USS Ben USN (Ret) said...

Coolidge continues:
"Behind very many of these enlarging activities lies the untenable theory that there is some short cut to perfection. It is conceived that there can be a horizontal elevation of the standards of the nation, immediate and perceptible, by the simple device of new laws. This has never been the case in human experience."

Definitely a raccoon!

Gagdad Bob said...

Typo: should have read "Keep Coon with Cal."

Rick said...

OT:
Long story, short:
MotT is available in Kindle format for $14.39.
It's a good conversion, search works well.
Sorry I forgot to tell y'all when I found out a few months ago.
Anyway, enjoy.

USS Ben USN (Ret) said...

Here's the rest of the speech. Well worth a read:
http://books.google.com/books?id=iPGEAAAAIAAJ&pg=RA3-PA35&lpg=RA3-PA35&dq=calvin+coolidge+american+bar+association+speech&source=bl&ots=NMjktX3XhQ&sig=QWFFI53yUZPisSKirhG0gUTnGLc&hl=en&sa=X&ei=pRPDU8_sMpapyATlx4DICw&ved=0CFcQ6AEwBw#v=onepage&q=calvin%20coolidge%20american%20bar%20association%20speech&f=false

USS Ben USN (Ret) said...

The evidence is everywhere.

USS Ben USN (Ret) said...

When I think of today's state of the union in light of what Coolidge said, I have noticed there's a lot of folks who wanna feel enlightened but not very many that actually wanna be enlightened.
However, there's a significant number of people who simply are ignorant of the truth due to public miseducation.

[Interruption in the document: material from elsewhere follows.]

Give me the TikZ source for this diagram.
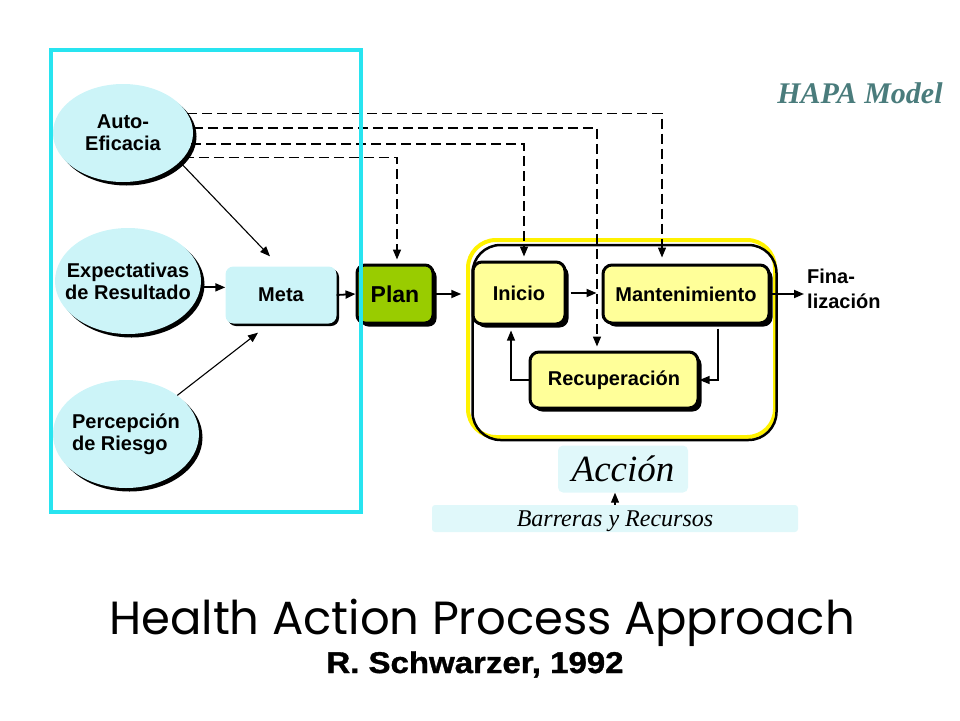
\documentclass[tikz,border=0pt]{standalone}
\usepackage{fontspec}
\newfontfamily\arialfont{Liberation Sans}
\newfontfamily\heavyfont[FakeStretch=1.1,FakeBold=1.2]{Liberation Sans}
\newfontfamily\timesfont{Liberation Serif}
\newfontfamily\gothfont{Poppins}
\usetikzlibrary{arrows.meta,shadows,shapes.geometric}
\definecolor{framecyan}{RGB}{40,228,240}
\definecolor{paleblue}{RGB}{204,244,248}
\definecolor{mistblue}{RGB}{224,248,250}
\definecolor{plangreen}{RGB}{153,204,0}
\definecolor{stageyellow}{RGB}{255,255,153}
\definecolor{hapateal}{RGB}{74,124,124}

\begin{document}
\begin{tikzpicture}[x=1pt,y=-1pt,
    lbl/.style={font=\arialfont\bfseries\fontsize{20}{22}\selectfont,align=center,inner sep=0pt},
    blackshadow/.style={drop shadow={shadow xshift=3.5pt,shadow yshift=-3.5pt,fill=black,opacity=1}},
    belief/.style={lbl,ellipse,inner xsep=-14pt,fill=paleblue,blackshadow},
    goal/.style={lbl,rectangle,rounded corners=8pt,fill=paleblue,
      drop shadow={shadow xshift=2.5pt,shadow yshift=-2.5pt,fill=black,opacity=1}},
    stage/.style={lbl,rectangle,rounded corners=9pt,draw,line width=3pt,fill=stageyellow,blackshadow},
    note/.style={rectangle,rounded corners=5pt,fill=mistblue,inner sep=0pt},
    conn/.style={-{Triangle[length=10pt,width=8pt]},line width=1.8pt},
    thin/.style={conn,line width=1.1pt},
    dashln/.style={conn,line width=1.5pt,dash pattern=on 10pt off 5pt,shorten >=4pt},
   ]
   \useasboundingbox (0,0) rectangle (960,720);
   % action frame
   \draw[yellow,line width=4pt,rounded corners=28pt] (468,240) rectangle (775,437);
   \node[draw,line width=2.5pt,rounded corners=28pt,minimum width=304pt,minimum height=195pt] (act) at (624.5,342.5) {};

   % motivation phase
   \node[belief,minimum width=140pt,minimum height=98pt] (auto) at (123,133) {Auto-\\Eficacia};
   \node[belief,minimum width=146pt,minimum height=106pt] (expect) at (128,281) {Expectativas\\de Resultado};
   \node[belief,align=left,minimum width=146pt,minimum height=108pt] (riesgo) at (126,434) {Percepción\\de Riesgo};
   \node[goal,minimum width=111pt,minimum height=57pt] (meta) at (281,295) {Meta};
   \node[stage,fill=plangreen,rounded corners=8pt,minimum width=76pt,minimum height=58pt,
     font=\arialfont\bfseries\fontsize{23}{25}\selectfont] (plan) at (395,294) {Plan};

   % volition phase
   \node[stage,minimum width=92pt,minimum height=62pt] (inicio) at (519,293) {Inicio};
   \node[stage,minimum width=166pt,minimum height=58pt] (mant) at (686,294) {Mantenimiento};
   \node[stage,minimum width=168pt,minimum height=56pt] (recu) at (614,380) {Recuperación};
   \node[lbl,align=left,anchor=west,font=\arialfont\bfseries\fontsize{20}{25}\selectfont] (fin) at (807,289) {Fina-\\lización};

   \node[note,minimum width=130pt,minimum height=47pt,font=\timesfont\itshape\fontsize{37}{40}\selectfont] (accion) at (623,469) {Acción};
   \node[note,rounded corners=3pt,minimum width=366pt,minimum height=27pt,text depth=0pt,
     font=\timesfont\itshape\fontsize{24}{26}\selectfont] (barreras) at (615,518.5) {Barreras y Recursos};

   \node[anchor=base,text=hapateal,font=\timesfont\bfseries\itshape\fontsize{30}{32}\selectfont] (hapa) at (860,103) {HAPA Model};
   \node[anchor=base,inner sep=0pt,font=\gothfont\fontsize{46.5}{50}\selectfont] (title) at (482,634) {Health Action Process Approach};
   \node[anchor=base,inner sep=0pt,font=\heavyfont\bfseries\fontsize{30}{32}\selectfont] (author) at (475,673) {R. Schwarzer, 1992};

   % connectors
   \draw[thin] (auto.-27) -- ([shift={(-11pt,10pt)}]meta.north);
   \draw[conn] (expect.-5) -- (meta.west |- expect.-5);
   \draw[thin] (riesgo.37) -- ([shift={(-23pt,-9pt)}]meta.south);
   \draw[conn] (meta.east) -- (plan.west);
   \draw[conn,shorten >=10pt] (plan.east) -- (act.west |- plan.east);
   \draw[conn,shorten <=4pt,shorten >=5pt] (inicio.east) -- (mant.west |- inicio.east);
   \draw[conn,shorten >=3pt] (mant.east) -- (mant.east -| fin.west);
   \draw[thin,shorten <=4pt] ([xshift=32pt]mant.south) |- (recu.east);
   \draw[thin,shorten >=5pt] (recu.west) -| ([xshift=-8pt]inicio.south);
   \draw[thin] (barreras.north) -- (accion.south -| barreras.north);

   \draw[dashln,shorten >=6pt] (auto.17) -| ([xshift=-24pt]mant.north);
   \draw[dashln] (auto.4) -| ([xshift=-17pt]recu.north);
   \draw[dashln] (auto.-9) -| ([xshift=5pt]inicio.north);
   \draw[dashln] (auto.-22) -| ([xshift=2pt]plan.north);

   % motivation frame
   \draw[framecyan,line width=4pt] (51,50) rectangle (361,512);
\end{tikzpicture}
\end{document}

Those are the folks we need to reach if we have any hope of surviving as a Republic.
I know this because I used to be one of them, and I'm still learning the truth, and unlearning the crap I learned in public schools.

Van Harvey said...

Coolidge was just plain cool.

I saw a quote/pic the other day that goes with his quote:

'If you can't trust people with freedom over their own lives... how can you possibly trust them with power over yours?'

Unknown said...

How does Cosmic Orthodoxy relate to common sense? Or self-evident truths? If you were to start "The Self-Evident Truth Society: Dedicated to Halting the Abandonment of Common Sense", what would your top ten cosmic orthodox principals be... or self-evident truths?